Постепенно сумбур, вызванный переездом из Америки в Европу, улегся, и вернулся прежний порядок. Жизнь в нашей квартире на рю де Севр, № 96, вернулась в привычную колею: музыка и игры на воздухе с утра, отдых, школьные предметы и музыка после обеда и рано в постель; расписание иногда нарушалось, но только поездками за город и участившимися посещениями концертов по вечерам. В послеобеденных занятиях школьными предметами главное внимание, конечно, уделялось французскому языку, была нанята учительница, чтобы заниматься языком каждый день дома. Спустя много лет после событий, описанных здесь, я получил трогательное письмо от дамы, которая молоденькой девушкой приходила к нам наниматься на эту работу. Приехав к нам на рю де Севр, она посмотрела на то, как мы все трое прилежно трудимся над книгами, перепугалась и дала задний ход. Она очень мило написала, что с тех пор об этом жалеет. Из наших ежеутренних прогулок самая умеренная была по рю де Севр до отеля “Лютеция” и обратно, а более далекая — в Булонский лес, где мы набивали карманы лоснящимися каштанами. Мы вообще почти всюду ходили пешком, даже домой к Энеску на тот берег Сены, и на своем опыте убедились, что парижские тротуары вымощены более твердым камнем, чем в других городах, от долгого хождения по ним начинали болеть ноги, и эта боль переходила в спину. Если не пешком, мы передвигались бегом. У нас с сестричками были обручи, и с их помощью мы превращали Париж в стадион, гоняя их вдоль по многолюдным тротуарам, объезжая хозяек с кошелками и почтенных стариков на прогулке и, конечно, причиняя солидным взрослым прохожим всяческие неудобства. Не знаю, почему такие обручи теперь не продают, ведь с ними так весело гулять. Я достиг большого мастерства: запускал обруч вперед, догонял и останавливал одним прикосновением, или мог изменить его направление, не сбавляя скорости.
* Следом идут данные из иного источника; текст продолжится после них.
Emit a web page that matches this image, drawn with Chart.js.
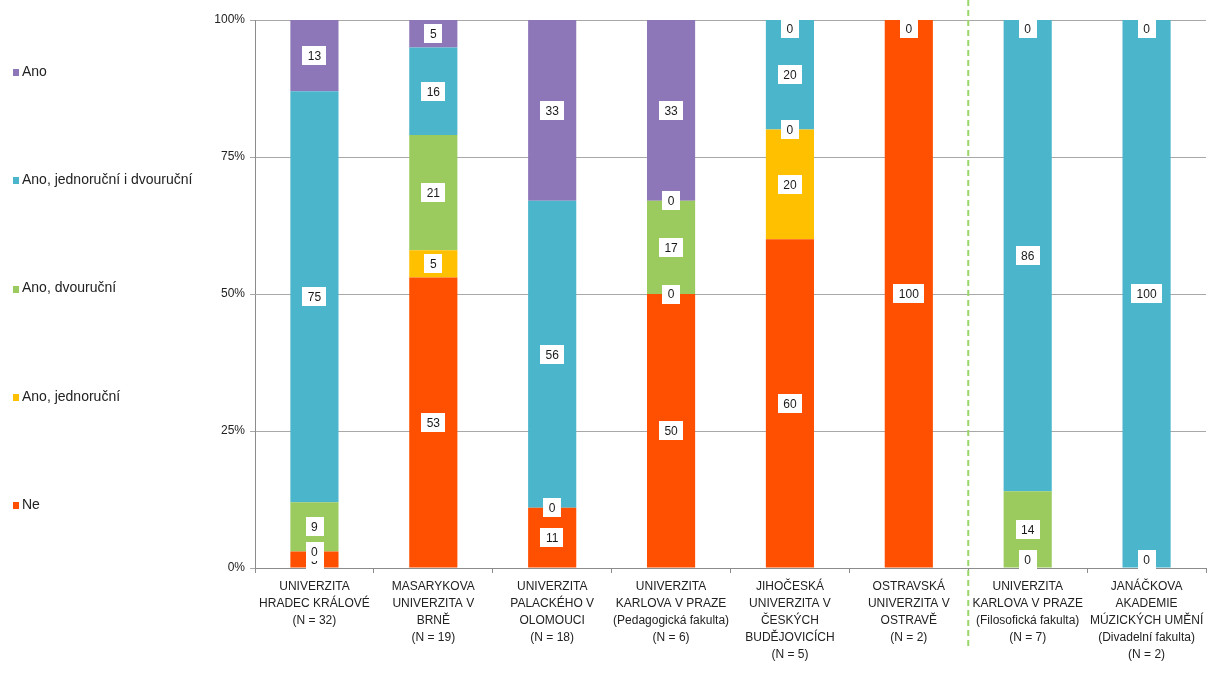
<!DOCTYPE html>
<html>
<head>
<meta charset="utf-8">
<script src="https://cdn.jsdelivr.net/npm/chart.js@4.4.1/dist/chart.umd.min.js"></script>
<style>
  html, body { margin: 0; padding: 0; background: #ffffff; }
  #wrap { width: 1213px; height: 673px; position: relative; }
</style>
</head>
<body>
<div id="wrap"><canvas id="c" width="1213" height="673"></canvas></div>
<script>
const categories = [
  ["UNIVERZITA", "HRADEC KRÁLOVÉ", "(N = 32)"],
  ["MASARYKOVA", "UNIVERZITA V", "BRNĚ", "(N = 19)"],
  ["UNIVERZITA", "PALACKÉHO V", "OLOMOUCI", "(N = 18)"],
  ["UNIVERZITA", "KARLOVA V PRAZE", "(Pedagogická fakulta)", "(N = 6)"],
  ["JIHOČESKÁ", "UNIVERZITA V", "ČESKÝCH", "BUDĚJOVICÍCH", "(N = 5)"],
  ["OSTRAVSKÁ", "UNIVERZITA V", "OSTRAVĚ", "(N = 2)"],
  ["UNIVERZITA", "KARLOVA V PRAZE", "(Filosofická fakulta)", "(N = 7)"],
  ["JANÁČKOVA", "AKADEMIE", "MÚZICKÝCH UMĚNÍ", "(Divadelní fakulta)", "(N = 2)"]
];
const seriesNames = ["Ne", "Ano, jednoruční", "Ano, dvouruční", "Ano, jednoruční i dvouruční", "Ano"];
const ne          = [3, 53, 11, 50, 60, 100, 0, 0];
const jednorucni  = [0, 5, 0, 0, 20, 0, 0, 0];
const dvourucni   = [9, 21, 0, 17, 0, 0, 14, 0];
const obojí       = [75, 16, 56, 0, 20, 0, 86, 100];
const ano         = [13, 5, 33, 33, 0, 0, 0, 0];
const yTicks = [0, 25, 50, 75, 100];
const separatorAfterIndex = 5;

const colors = ["#ff4f00", "#ffc000", "#9bcb5f", "#4bb5cc", "#8e77b8"];
const FONT = "'Liberation Sans', Arial, sans-serif";

const seriesData = [ne, jednorucni, dvourucni, obojí, ano];

const labelPlugin = {
  id: 'segLabels',
  afterDatasetsDraw(chart) {
    const ctx = chart.ctx;
    const area = chart.chartArea;
    ctx.save();
    ctx.font = "12px " + FONT;
    ctx.textAlign = 'center';
    ctx.textBaseline = 'middle';
    chart.data.datasets.forEach((ds, di) => {
      const meta = chart.getDatasetMeta(di);
      meta.data.forEach((el, i) => {
        const v = ds.data[i];
        const txt = String(Math.round(v));
        let y = (el.y + el.base) / 2;
        const h = 19;
        y = Math.max(area.top + h / 2 - 1, Math.min(area.bottom - h / 2 + 1, y));
        const w = ctx.measureText(txt).width + 11;
        ctx.fillStyle = '#ffffff';
        ctx.fillRect(Math.round(el.x - w / 2), Math.round(y - h / 2), Math.round(w), h);
        ctx.fillStyle = '#1a1a1a';
        ctx.fillText(txt, el.x, y + 1);
      });
    });
    ctx.restore();
  }
};

const separatorPlugin = {
  id: 'separator',
  afterDraw(chart) {
    const xs = chart.scales.x;
    const x = (xs.getPixelForValue(separatorAfterIndex) + xs.getPixelForValue(separatorAfterIndex + 1)) / 2;
    const ctx = chart.ctx;
    ctx.save();
    ctx.strokeStyle = '#9bd66a';
    ctx.lineWidth = 2;
    ctx.setLineDash([6, 4]);
    ctx.beginPath();
    ctx.moveTo(x, 0);
    ctx.lineTo(x, 648);
    ctx.stroke();
    ctx.restore();
  }
};

const legendPlugin = {
  id: 'sideLegend',
  afterDraw(chart) {
    const ctx = chart.ctx;
    ctx.save();
    ctx.font = "14px " + FONT;
    ctx.textBaseline = 'middle';
    ctx.textAlign = 'left';
    const n = chart.data.datasets.length;
    for (let k = 0; k < n; k++) {
      const di = n - 1 - k;
      const ds = chart.data.datasets[di];
      const y = 72 + k * 108.3;
      ctx.fillStyle = ds.backgroundColor;
      ctx.fillRect(13, Math.round(y - 3), 6, 7);
      ctx.fillStyle = '#222222';
      ctx.fillText(ds.label, 22, y);
    }
    ctx.restore();
  }
};

new Chart(document.getElementById('c'), {
  type: 'bar',
  data: {
    labels: categories,
    datasets: seriesData.map((d, i) => ({
      label: seriesNames[i],
      data: d,
      backgroundColor: colors[i],
      borderWidth: 0,
      categoryPercentage: 1,
      barPercentage: 0.405
    }))
  },
  options: {
    responsive: false,
    animation: false,
    devicePixelRatio: 1,
    layout: { padding: { left: 195, right: 7, top: 20, bottom: 0 } },
    plugins: {
      legend: { display: false },
      tooltip: { enabled: false }
    },
    scales: {
      x: {
        stacked: true,
        grid: { display: true, drawOnChartArea: false, drawTicks: true, tickLength: 5, color: '#8c8c8c', offset: true },
        border: { display: true, color: '#8c8c8c', width: 1 },
        ticks: {
          color: '#222222',
          font: { family: FONT, size: 12, lineHeight: 1.42 },
          padding: 5,
          maxRotation: 0,
          autoSkip: false
        },
        afterFit(scale) { scale.height = 105; }
      },
      y: {
        stacked: true,
        min: 0,
        max: 100,
        afterBuildTicks(scale) { scale.ticks = yTicks.map(v => ({ value: v })); },
        grid: { color: '#a8a8a8', tickLength: 5, drawTicks: true },
        border: { display: true, color: '#8c8c8c', width: 1 },
        ticks: {
          color: '#222222',
          font: { family: FONT, size: 12 },
          padding: 5,
          callback: v => v + '%'
        },
        afterFit(scale) { scale.width = 60; }
      }
    }
  },
  plugins: [labelPlugin, separatorPlugin, legendPlugin]
});
</script>
</body>
</html>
Поездки за город были большим и редким удовольствием. Мы бывали в Версале, Рамбуйе и Фонтенбло. А во время одной незабываемой поездки в Барбизон видели настоящую летнюю бурю, каких не бывает в Калифорнии: над головой было ясное голубое небо, а от горизонта черной стеной надвигалась туча, ее прошивали молнии, и грозно рокотал гром — как в театре. В летнее время я регулярно ездил на урок к Энеску в Бельвю близ Медона, где у него был маленький летний домик. Туда добирались на забавном пригородном поезде, состоящем из отдельных купе, но без прохода. Этот медленный поезд ходил между Парижем и Версалем, дребезжа и стуча, словно вел оживленный разговор с Сеной, с лесом и с каждым полустанком по пути. Мы с папой приспособились приезжать заранее и по длинной аллее, обсаженной тополями, доходить пешком до маленькой обсерватории. В Париже вообще много деревьев, и Булонский лес вдается в город длинным языком зелени, но Медон по-особенному освежает душу: тут пахнет сырой землей, кругом в пышных зарослях звенят птичьи голоса. Выученная в Медоне Соната Сезара Франка так срослась для меня с тем временем, что мне и теперь довольно начать ее, и я сразу вижу комнатку на верхнем этаже, сидящего за пианино Энеску и в распахнутом окне — приветливую улыбку французского лета.
Парижская концертная жизнь, конечно, расширила и углубила мое знание музыки. Мы несколько раз ходили в “Опера Комик”, дважды побывали в Опере, где, сидя высоко на галерке, получали уйму удовольствия. Подробности прочих бесчисленных концертов в памяти не сохранились, так как все затмила “Героическая симфония”, впервые услышанная в зале “Гаво” под управлением Поля Парэ. Я, наверное, слышал в Сан-Франциско симфонии Бетховена, но не “Героическую”. Ее значительность, сила, размах были для меня открытием. Я был еще мал ростом, чтобы сидя смотреть вниз поверх бархатной обивки балюстрады, поэтому я встал, положил на бархат подбородок и в такой позе, замерев, простоял до самого финала. То было важное событие в моей жизни, сравниться с которым могло разве что одно: когда сорок лет спустя я дирижировал “Героической” сам.